The equation many organisations will be grappling with is whether they should inconvenience and potentially alarm customers to protect against a risk they’re not sure they’ve actually been impacted by. I can’t give a blanket answer on what everyone should do, but I can frame the discussions they should be having.
Emails to customers about security incidents pose multiple challenges. One of them is that regardless of how carefully worded they are, people often interpret them as a risk present in the service they use and that can impact trust and confidence. Brand value and reputation are fragile and an email going out with a title like “Important security update” is always going to raise eyebrows. There’s also the subsequent support demand this may create – will customers email back with questions? Will they phone help desks? Or will it possibly even create a sudden influx of traffic that may be difficult to handle if you’re asking people to change passwords?
Then there’s the benefit that proactively contacting customers would have. Here I’d be thinking about factors such as the value of the asset being protected; a comments section on a media site is a very different proposition to an online account that could be exploited for financial gain (i.e. Uber). There’s also the question of what technical mitigations may already be in place, for example the short expiration of sessions which greatly reduces the likelihood of auth tokens being exploited.
I’ve heard some people say that password resets should be done proactively because even if a particular Cloudflare customer’s traffic wasn’t leaked, someone else’s could have been and passwords may have been reused. That argument doesn’t really stack up though because we could have exactly the same discussion after every single data breach. That scenario alone doesn’t pose sufficient risk to justify the impact of forcing a password reset which is a high-friction action that most impacted Cloudflare customers don’t seem to be resorting to.

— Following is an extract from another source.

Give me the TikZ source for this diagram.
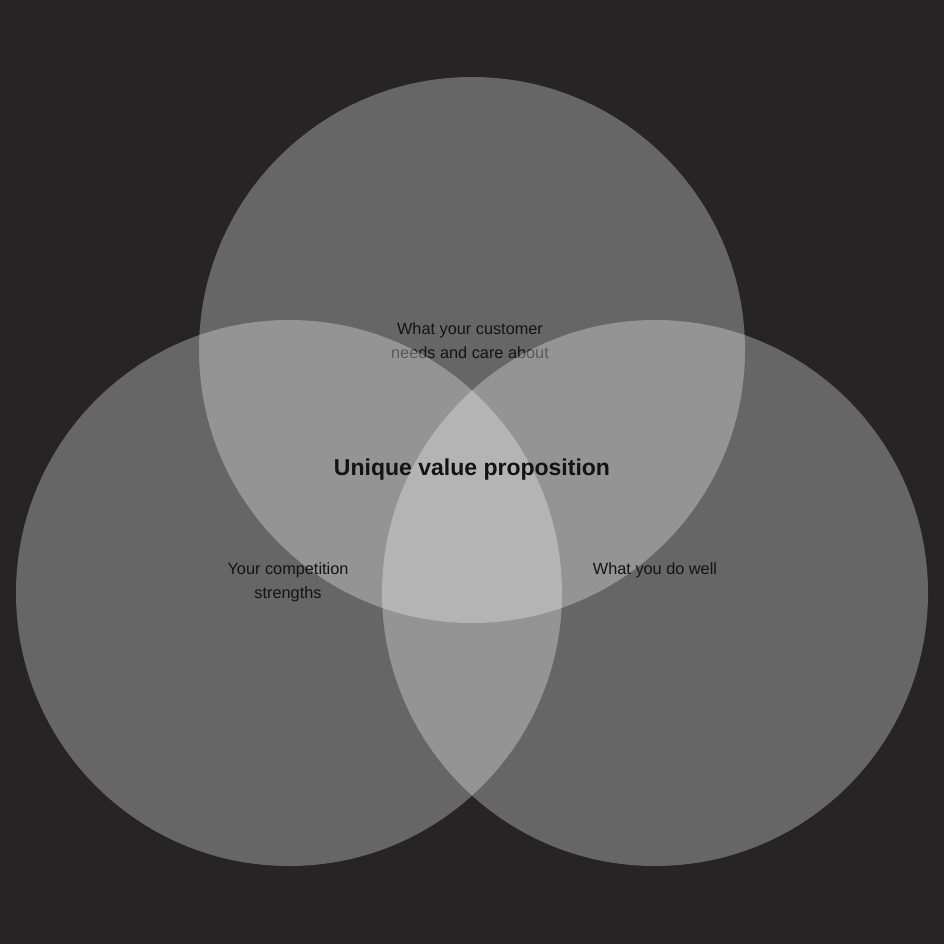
\documentclass[tikz,border=0pt]{standalone}
\usepackage{fontspec}
\setmainfont{Liberation Sans}
\definecolor{bgc}{HTML}{262425}
\definecolor{txt}{HTML}{131313}
\begin{document}
\begin{tikzpicture}[x=1pt,y=-1pt,
  venn/.style={fill=white,fill opacity=0.3,draw=none},
  lbl/.style={text=txt,align=center,font=\fontsize{16.3}{24}\selectfont,inner sep=0pt},
  title/.style={text=txt,font=\fontsize{23}{26}\selectfont\bfseries,inner sep=0pt}]
\fill[bgc] (0,0) rectangle (944,944);
\useasboundingbox (0,0) rectangle (944,944);
\fill[venn] (472,350) circle[radius=273];
\node[lbl] (top) at (470,340.5) {What your customer\\needs and care about};
\fill[venn] (289,593) circle[radius=273];
\node[lbl] (left) at (288,582.5) {Your competition\\strengths};
\fill[venn] (655,593) circle[radius=273];
\node[lbl] (right) at (655,570.5) {What you do well};
\node[title] (uvp) at (472,470) {Unique value proposition};
\end{tikzpicture}
\end{document}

That last point above is important if people want to be guided by the general consensus: I’m not seeing mass password resets. Of the formal communication organisations have sent, resets like Creative Commons’ above are the exception with the norm appearing to be general security advice and perhaps session expiration such as Bugcrowd has done. Cloudflare obviously tried to clean up as much cached data as possible before news broke and whilst they didn’t get it all, I suspect the cleanup was sufficient and the risk deemed low enough that many organisations are not deeming it as necessary to send any communication at all.
So in short, the actions above are pre-emptive and they do have risks as well as upsides. In almost all cases, organisations taking these measures are protecting against the unknown, that is if they’re taking any measures at all.
Will I stop using Cloudflare?
No. This is where we need a bit of common sense about the whole thing so let me explain my take on it:
Very often when I look at security incidents, I see a series of failures. As the story unravels, a picture emerges of a company that’s made multiple miss-steps with technology, communication and general respect for their customers. A couple of times this week I’ve alluded to a major breach I’ve been working on and when I publish that early next week, you’ll see exactly what I mean. That’s not Cloudflare; they had a bad bug that turned around and severely bit them on the arse, but that’s an exceptional situation for them, not part of a pattern.
When you look at the bug they had, you can see how it would occur and for those of us in the software industry, you can imagine how one of us could have just as easily written it at the time. I like that they’ve written it up as transparently as they have and it’s hard to look at anything of significance they’ve done post-incident and say they should have done it differently.
Having said that, there are some things they need to do better too. I’ve seen a number of comments about offering Tavis a t-shirt for his efforts and at present, that’s the top reward offered by their bug bounty program (other than free access to their services). That may seem a small and insignificant part of a much more serious incident, but it’s been called out a number of times and I’d be remiss not to list it here. A vulnerability of this nature disclosed ethically is worth more than a token gesture and I hope we see their bug bounty program reflect that in the future.
Moving on, the bigger question we should be asking here is not whether or not to trust Cloudflare, but whether or not we should trust other parties with our traffic at all. As it stands now with this bug squashed, there’s no reason to trust them any less than counterparts such as Imperva. They play in the same realm and could one day be faced with the same risk where data from one customer is exposed to another by virtue of a bug running on shared infrastructure. Let’s follow that thinking even further: I run Have I been pwned (HIBP) on Azure’s App Service which is a PaaS implementation where TLS is terminated upstream of my logical infrastructure. They could have a bug in their model which again, cross-contaminates traffic sharing the same physical resources. Or perhaps there’s a bad enough bug in Amazon’s hypervisor implementation that AWS customers cross-contaminate across VPSs. You can see my point here – it’s a slippery slope once you start saying “I no longer trust other parties with my data”.
But then you turn the discussion around and say “if not services like these, then what”? The reason there are millions of websites behind Cloudflare is because it’s such a valuable service. It’s made a huge difference to the way I run HIBP, for example, and it’s protected both that service and a huge number of others from the likes of DDoS attacks. It’s also significantly reduced my costs by virtue of caching traffic and relieving my origin servers of huge amounts of load. That poses a great deal of value and that’s an essential part of the equation for anyone weighing up whether it makes sense to stick with Cloudflare.
To start wrapping up, I really like this observation by David Heinemeier Hansson (the creator of Ruby on Rails):
Good software is uncommon because writing it is hard. In the abstract, we all know that it is hard. We talk incessantly about how it’s hard. And yet, we also collectively seem shocked — just shocked! — when the expectable happens and the software we’re exposed to or is working on turns out poor.
Software is complex. Cloudflare’s is certainly not “poor”, but even the best has bugs and whilst we should continue striving to improve it, we’ve also come to expect that it will occasionally go wrong in spectacular fashion. I’ll leave you with one thing I can pretty safely say: Cloudflare has never been as security conscious as what they are right now!